Copy every line of the data that contains the string "this".

Start of Material for the task

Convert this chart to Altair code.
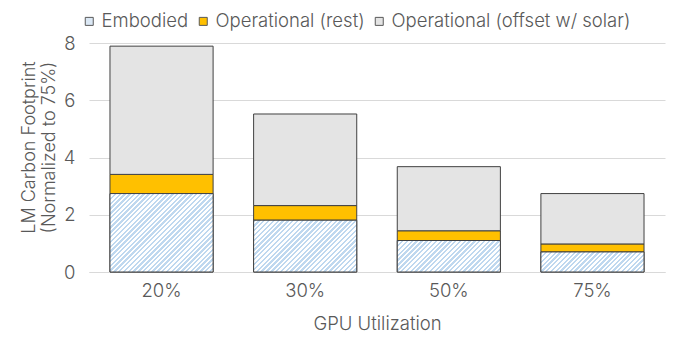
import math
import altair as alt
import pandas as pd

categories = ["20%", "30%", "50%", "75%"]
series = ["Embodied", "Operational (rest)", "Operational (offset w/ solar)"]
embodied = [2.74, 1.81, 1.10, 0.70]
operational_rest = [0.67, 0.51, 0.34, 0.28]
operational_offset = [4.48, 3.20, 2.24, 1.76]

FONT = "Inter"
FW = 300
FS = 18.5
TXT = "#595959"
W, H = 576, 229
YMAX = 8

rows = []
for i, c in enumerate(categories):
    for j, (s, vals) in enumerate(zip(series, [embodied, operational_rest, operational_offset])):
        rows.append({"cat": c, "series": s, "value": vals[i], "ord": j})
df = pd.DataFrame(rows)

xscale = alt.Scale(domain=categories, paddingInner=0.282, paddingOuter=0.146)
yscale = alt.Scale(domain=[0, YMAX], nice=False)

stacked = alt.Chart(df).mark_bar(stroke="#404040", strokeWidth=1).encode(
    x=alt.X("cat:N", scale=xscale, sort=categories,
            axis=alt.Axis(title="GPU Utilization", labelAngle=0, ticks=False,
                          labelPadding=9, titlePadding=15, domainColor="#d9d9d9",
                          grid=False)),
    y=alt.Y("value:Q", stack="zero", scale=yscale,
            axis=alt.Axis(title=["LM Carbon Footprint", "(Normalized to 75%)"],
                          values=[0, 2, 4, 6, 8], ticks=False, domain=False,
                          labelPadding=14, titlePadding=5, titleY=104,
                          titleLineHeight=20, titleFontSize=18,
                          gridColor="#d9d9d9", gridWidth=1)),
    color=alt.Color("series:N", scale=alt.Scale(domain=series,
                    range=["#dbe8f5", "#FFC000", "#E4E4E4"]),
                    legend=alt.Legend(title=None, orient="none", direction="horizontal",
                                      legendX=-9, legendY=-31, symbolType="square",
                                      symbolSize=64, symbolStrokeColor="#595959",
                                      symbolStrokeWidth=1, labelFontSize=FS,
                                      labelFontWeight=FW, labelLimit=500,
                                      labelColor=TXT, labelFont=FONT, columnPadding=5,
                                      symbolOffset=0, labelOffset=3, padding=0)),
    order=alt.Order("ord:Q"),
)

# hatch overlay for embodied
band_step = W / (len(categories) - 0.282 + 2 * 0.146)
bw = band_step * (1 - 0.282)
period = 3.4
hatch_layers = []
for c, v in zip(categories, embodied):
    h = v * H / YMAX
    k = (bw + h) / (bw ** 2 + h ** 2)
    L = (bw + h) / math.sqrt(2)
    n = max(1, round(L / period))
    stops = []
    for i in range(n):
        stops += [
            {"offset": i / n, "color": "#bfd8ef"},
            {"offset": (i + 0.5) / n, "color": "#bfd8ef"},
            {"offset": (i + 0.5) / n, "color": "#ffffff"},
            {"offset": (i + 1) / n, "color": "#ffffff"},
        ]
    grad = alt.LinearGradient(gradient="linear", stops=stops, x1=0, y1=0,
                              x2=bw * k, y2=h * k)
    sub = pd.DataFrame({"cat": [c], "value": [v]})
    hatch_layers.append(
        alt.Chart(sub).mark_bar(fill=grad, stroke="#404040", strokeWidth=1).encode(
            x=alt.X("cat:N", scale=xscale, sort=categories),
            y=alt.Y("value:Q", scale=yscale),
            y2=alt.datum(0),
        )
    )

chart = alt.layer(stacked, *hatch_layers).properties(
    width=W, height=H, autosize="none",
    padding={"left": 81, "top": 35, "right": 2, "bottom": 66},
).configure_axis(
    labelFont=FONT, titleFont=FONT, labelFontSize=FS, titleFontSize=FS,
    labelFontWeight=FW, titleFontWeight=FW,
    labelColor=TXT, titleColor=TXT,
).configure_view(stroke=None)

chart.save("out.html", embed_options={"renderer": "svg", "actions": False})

End of Material for the task
Start of Material for the task

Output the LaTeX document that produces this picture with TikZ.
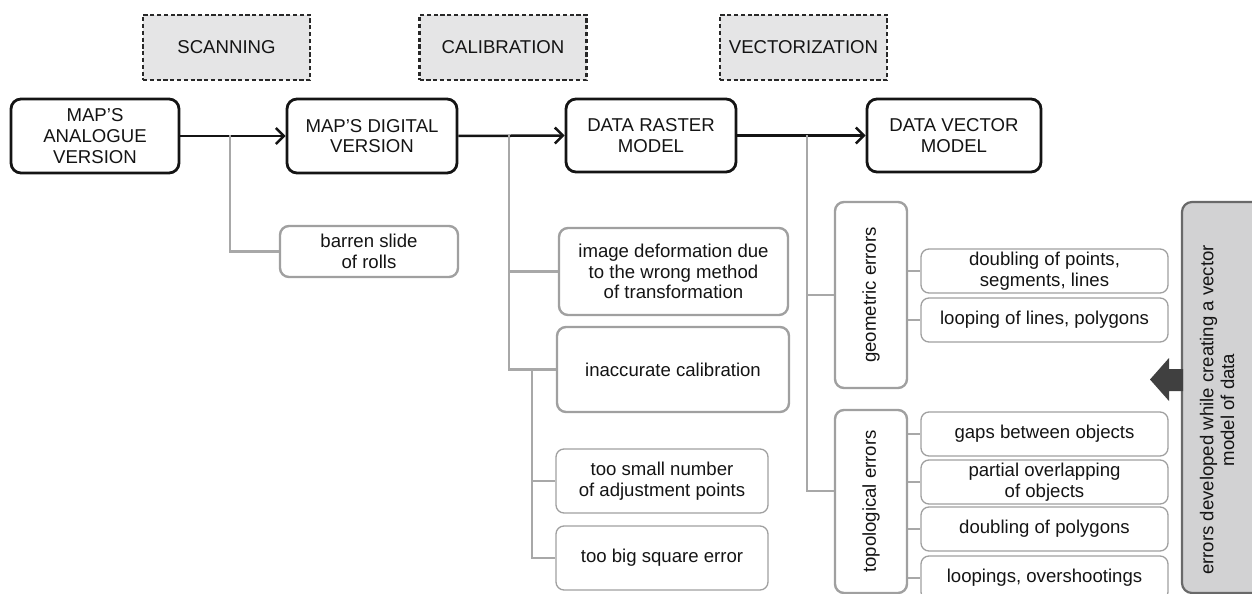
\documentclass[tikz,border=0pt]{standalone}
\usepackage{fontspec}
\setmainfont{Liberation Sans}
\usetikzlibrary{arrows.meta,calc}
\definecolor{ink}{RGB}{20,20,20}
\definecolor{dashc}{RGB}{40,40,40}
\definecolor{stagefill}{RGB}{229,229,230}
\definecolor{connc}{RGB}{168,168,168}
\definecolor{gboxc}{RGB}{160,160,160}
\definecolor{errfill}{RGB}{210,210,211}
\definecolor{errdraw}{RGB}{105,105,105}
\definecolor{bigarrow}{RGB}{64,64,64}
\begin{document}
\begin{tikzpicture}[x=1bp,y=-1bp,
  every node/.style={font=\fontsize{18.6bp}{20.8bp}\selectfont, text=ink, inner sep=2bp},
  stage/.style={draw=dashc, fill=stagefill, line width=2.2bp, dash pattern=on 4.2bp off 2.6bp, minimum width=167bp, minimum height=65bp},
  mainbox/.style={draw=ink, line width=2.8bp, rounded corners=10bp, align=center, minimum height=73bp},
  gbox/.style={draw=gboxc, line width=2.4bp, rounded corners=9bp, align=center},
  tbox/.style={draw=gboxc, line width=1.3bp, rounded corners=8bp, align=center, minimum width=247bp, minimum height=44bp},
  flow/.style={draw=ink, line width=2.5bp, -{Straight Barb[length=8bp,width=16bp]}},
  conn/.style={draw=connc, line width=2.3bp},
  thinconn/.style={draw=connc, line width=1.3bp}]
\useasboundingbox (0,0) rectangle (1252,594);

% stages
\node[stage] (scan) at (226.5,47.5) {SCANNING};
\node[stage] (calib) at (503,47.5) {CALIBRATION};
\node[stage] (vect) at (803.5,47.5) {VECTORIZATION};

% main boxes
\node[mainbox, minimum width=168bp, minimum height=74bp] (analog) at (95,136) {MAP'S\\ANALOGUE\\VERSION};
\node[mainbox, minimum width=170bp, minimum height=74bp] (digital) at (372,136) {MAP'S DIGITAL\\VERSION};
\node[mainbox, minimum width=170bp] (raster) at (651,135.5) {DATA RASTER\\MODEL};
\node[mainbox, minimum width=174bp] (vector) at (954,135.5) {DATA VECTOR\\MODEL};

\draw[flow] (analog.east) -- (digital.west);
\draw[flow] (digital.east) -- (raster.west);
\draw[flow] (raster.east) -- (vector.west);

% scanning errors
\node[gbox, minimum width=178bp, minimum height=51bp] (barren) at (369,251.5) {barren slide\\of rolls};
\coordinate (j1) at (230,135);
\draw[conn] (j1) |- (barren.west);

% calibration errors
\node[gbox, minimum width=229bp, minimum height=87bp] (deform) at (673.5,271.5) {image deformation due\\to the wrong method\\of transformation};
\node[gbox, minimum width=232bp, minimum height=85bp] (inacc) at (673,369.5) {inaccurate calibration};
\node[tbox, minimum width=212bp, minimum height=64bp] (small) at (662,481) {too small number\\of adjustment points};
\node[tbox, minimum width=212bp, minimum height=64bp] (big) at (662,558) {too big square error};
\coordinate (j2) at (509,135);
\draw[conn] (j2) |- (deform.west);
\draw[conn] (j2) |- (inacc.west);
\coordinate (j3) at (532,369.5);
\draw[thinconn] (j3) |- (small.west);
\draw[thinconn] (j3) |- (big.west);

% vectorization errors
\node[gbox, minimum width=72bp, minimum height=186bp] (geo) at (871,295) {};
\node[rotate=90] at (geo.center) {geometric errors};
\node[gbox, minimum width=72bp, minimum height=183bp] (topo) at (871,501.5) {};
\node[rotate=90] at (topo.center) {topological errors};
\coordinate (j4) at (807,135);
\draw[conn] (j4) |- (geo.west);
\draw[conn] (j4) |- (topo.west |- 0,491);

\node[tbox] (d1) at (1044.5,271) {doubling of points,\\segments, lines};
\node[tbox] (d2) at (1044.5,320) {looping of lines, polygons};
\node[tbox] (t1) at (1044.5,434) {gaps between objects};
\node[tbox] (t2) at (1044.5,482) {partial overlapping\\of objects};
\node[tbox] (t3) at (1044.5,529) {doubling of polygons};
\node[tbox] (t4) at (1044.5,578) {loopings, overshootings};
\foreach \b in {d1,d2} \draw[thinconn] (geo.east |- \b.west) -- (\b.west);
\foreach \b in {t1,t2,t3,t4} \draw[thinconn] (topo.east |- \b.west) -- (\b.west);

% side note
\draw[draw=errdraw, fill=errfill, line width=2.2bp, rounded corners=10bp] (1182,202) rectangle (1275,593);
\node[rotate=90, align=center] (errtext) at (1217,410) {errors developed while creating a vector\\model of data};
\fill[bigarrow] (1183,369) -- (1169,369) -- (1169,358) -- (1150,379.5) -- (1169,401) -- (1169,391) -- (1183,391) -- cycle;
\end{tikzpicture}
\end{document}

End of Material for the task

→ **Solution below**
Convert this chart to Altair code.
Output the LaTeX document that produces this picture with TikZ.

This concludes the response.